> SUPPLIED DATA:
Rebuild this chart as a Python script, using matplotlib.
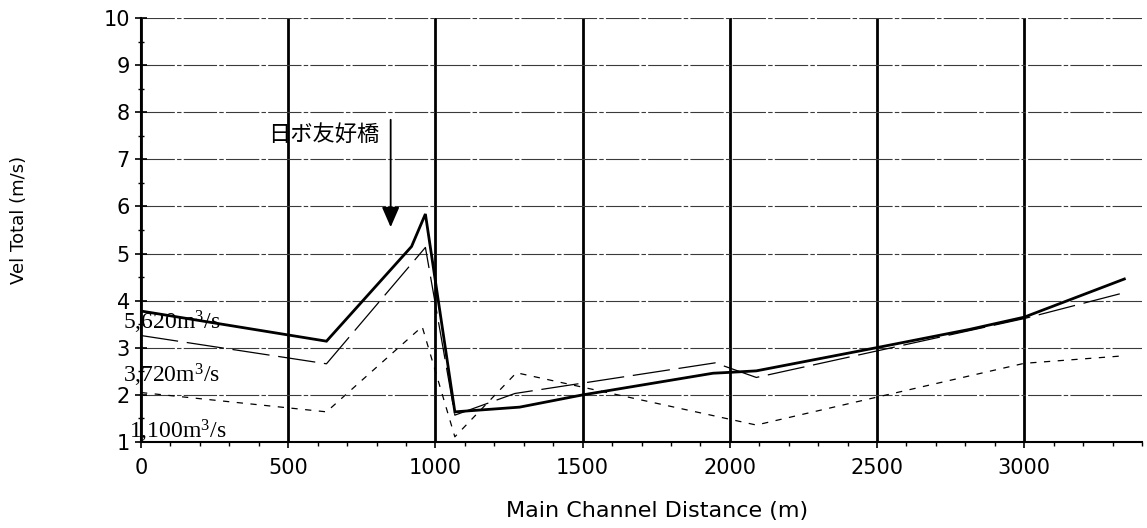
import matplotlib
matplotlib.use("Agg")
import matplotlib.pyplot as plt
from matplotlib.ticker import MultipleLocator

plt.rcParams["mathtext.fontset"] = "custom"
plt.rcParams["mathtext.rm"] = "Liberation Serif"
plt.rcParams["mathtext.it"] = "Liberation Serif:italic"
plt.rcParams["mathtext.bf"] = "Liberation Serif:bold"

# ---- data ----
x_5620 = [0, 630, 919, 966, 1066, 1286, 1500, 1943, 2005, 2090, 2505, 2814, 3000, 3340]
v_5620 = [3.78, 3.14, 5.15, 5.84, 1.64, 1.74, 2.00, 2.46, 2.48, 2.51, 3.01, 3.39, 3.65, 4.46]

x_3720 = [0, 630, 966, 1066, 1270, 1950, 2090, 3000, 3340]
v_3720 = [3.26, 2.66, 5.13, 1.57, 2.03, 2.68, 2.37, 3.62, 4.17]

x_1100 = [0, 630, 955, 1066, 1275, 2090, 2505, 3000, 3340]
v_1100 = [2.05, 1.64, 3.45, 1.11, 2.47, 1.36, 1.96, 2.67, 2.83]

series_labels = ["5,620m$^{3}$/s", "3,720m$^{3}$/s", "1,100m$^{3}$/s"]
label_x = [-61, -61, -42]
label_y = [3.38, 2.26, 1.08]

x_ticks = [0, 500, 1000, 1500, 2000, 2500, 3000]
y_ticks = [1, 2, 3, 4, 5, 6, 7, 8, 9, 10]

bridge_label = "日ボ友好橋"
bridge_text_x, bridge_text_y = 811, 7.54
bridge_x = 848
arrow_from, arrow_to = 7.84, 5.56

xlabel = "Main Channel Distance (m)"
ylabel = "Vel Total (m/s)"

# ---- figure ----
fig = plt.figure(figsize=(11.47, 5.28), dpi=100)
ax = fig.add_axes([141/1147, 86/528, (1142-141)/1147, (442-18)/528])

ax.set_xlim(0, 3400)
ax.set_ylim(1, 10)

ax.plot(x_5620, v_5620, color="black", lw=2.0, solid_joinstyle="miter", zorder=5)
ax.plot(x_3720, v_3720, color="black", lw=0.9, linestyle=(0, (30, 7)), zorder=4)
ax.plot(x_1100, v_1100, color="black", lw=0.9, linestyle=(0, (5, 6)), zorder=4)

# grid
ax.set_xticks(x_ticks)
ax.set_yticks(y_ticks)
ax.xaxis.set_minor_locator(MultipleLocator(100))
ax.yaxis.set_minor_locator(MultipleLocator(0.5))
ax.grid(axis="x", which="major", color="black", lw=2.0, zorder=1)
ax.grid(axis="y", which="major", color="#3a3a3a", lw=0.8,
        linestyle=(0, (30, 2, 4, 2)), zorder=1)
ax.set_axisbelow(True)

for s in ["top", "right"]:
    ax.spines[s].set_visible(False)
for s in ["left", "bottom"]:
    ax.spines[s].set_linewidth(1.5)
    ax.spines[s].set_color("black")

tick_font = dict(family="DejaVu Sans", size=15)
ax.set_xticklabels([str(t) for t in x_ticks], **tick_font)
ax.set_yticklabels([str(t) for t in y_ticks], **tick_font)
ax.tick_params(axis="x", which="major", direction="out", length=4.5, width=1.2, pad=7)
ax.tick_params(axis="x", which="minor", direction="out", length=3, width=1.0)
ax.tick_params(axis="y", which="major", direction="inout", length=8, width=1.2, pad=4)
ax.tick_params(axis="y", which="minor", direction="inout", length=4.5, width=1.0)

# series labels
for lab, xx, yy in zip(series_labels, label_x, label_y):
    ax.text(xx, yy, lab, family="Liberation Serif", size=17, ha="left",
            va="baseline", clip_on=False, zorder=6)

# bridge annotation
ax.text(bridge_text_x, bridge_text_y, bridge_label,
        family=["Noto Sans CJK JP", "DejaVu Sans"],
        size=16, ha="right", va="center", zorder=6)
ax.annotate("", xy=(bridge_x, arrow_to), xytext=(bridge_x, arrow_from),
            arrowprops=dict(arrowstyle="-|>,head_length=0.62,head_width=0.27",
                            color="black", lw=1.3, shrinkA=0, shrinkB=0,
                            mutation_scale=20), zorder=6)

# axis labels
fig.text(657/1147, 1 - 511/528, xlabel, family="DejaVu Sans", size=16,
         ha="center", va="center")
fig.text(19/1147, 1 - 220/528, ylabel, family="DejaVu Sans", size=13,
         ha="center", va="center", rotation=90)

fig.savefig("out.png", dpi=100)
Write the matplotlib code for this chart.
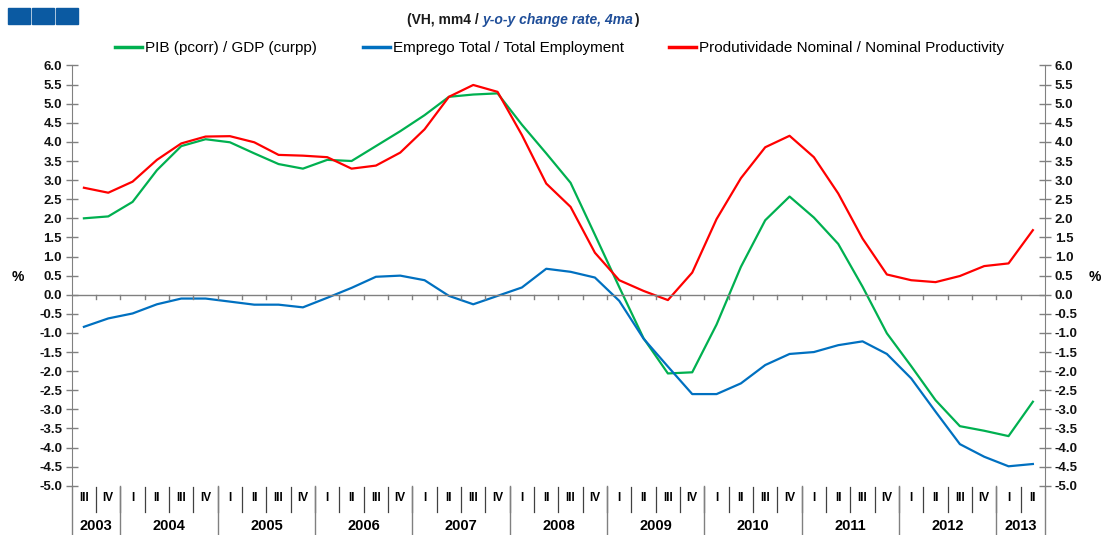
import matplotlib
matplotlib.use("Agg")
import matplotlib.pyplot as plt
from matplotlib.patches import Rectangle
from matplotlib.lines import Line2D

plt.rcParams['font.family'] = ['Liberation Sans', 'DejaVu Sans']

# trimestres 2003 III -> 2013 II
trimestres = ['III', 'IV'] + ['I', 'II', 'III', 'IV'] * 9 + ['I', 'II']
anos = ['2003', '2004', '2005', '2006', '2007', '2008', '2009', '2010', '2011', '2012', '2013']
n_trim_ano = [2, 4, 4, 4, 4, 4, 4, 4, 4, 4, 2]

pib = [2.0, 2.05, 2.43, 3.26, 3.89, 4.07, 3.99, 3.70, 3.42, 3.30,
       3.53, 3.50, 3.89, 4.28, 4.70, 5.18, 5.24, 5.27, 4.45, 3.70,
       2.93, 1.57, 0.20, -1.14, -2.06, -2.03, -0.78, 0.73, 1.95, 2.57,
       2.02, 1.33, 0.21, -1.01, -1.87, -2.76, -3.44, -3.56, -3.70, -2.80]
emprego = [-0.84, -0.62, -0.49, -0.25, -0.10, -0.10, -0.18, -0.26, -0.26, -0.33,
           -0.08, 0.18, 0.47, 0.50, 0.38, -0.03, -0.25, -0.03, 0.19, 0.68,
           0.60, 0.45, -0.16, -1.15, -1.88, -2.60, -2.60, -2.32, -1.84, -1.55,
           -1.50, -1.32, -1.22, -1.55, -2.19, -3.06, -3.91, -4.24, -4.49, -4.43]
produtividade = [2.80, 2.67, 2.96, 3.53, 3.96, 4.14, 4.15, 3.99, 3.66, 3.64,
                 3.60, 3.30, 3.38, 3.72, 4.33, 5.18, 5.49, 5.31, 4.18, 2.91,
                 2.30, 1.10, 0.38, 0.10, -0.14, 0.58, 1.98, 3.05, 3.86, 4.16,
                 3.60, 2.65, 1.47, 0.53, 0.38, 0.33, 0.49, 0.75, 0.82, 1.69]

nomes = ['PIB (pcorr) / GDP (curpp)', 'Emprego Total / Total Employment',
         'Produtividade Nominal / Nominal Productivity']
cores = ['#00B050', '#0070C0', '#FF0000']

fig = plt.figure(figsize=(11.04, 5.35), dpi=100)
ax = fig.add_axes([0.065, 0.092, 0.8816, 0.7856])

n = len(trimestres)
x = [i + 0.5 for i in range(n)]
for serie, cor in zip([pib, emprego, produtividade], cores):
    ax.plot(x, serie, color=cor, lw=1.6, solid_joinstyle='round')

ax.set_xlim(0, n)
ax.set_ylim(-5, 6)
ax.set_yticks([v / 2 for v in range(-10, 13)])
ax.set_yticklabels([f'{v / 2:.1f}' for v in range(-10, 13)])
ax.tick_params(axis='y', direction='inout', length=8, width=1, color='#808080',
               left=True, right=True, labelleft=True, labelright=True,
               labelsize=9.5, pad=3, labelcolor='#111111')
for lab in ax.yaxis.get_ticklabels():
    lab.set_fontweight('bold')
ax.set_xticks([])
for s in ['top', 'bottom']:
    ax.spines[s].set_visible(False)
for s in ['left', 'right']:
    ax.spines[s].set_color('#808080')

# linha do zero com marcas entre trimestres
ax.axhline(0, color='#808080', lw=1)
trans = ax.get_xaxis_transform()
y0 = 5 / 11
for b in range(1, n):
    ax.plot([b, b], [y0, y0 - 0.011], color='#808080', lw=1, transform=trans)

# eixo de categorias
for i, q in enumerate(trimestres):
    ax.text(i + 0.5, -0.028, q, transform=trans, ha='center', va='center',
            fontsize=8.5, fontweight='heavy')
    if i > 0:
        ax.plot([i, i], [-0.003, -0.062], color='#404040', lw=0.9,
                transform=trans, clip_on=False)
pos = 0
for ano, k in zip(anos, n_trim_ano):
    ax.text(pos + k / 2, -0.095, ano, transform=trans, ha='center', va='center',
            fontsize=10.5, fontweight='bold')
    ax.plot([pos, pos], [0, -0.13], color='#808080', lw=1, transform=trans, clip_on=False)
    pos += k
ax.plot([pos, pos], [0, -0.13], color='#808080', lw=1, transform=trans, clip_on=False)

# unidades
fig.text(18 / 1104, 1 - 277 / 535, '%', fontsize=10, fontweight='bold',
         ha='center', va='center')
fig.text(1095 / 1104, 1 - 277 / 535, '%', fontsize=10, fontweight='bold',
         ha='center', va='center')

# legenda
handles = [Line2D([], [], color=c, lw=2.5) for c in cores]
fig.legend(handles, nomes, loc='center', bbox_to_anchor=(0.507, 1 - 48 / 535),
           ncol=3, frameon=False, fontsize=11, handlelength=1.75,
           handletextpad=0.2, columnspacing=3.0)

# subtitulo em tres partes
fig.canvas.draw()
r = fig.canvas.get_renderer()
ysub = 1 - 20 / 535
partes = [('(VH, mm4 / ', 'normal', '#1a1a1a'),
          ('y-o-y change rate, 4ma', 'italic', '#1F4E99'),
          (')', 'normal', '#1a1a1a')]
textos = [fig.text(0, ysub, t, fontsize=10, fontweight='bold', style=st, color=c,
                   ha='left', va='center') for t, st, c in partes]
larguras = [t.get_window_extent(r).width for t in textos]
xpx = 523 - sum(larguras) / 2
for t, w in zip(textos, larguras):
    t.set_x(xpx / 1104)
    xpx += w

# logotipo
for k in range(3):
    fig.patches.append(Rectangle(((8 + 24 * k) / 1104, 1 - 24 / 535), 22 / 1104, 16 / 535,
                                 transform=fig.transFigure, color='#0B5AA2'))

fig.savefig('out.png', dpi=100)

> TASK OBJECTIVE: Only the lines from the start of the records above through the line containing "v_3720 = [3.26, 2.66, 5.13, 1.57, 2.03, 2.68, 2.37, 3.62, 4.17]" should be returned, exactly and with both ends, please; the pictures stay out.

> THE ANSWER:
Rebuild this chart as a Python script, using matplotlib.
import matplotlib
matplotlib.use("Agg")
import matplotlib.pyplot as plt
from matplotlib.ticker import MultipleLocator

plt.rcParams["mathtext.fontset"] = "custom"
plt.rcParams["mathtext.rm"] = "Liberation Serif"
plt.rcParams["mathtext.it"] = "Liberation Serif:italic"
plt.rcParams["mathtext.bf"] = "Liberation Serif:bold"

# ---- data ----
x_5620 = [0, 630, 919, 966, 1066, 1286, 1500, 1943, 2005, 2090, 2505, 2814, 3000, 3340]
v_5620 = [3.78, 3.14, 5.15, 5.84, 1.64, 1.74, 2.00, 2.46, 2.48, 2.51, 3.01, 3.39, 3.65, 4.46]

x_3720 = [0, 630, 966, 1066, 1270, 1950, 2090, 3000, 3340]
v_3720 = [3.26, 2.66, 5.13, 1.57, 2.03, 2.68, 2.37, 3.62, 4.17]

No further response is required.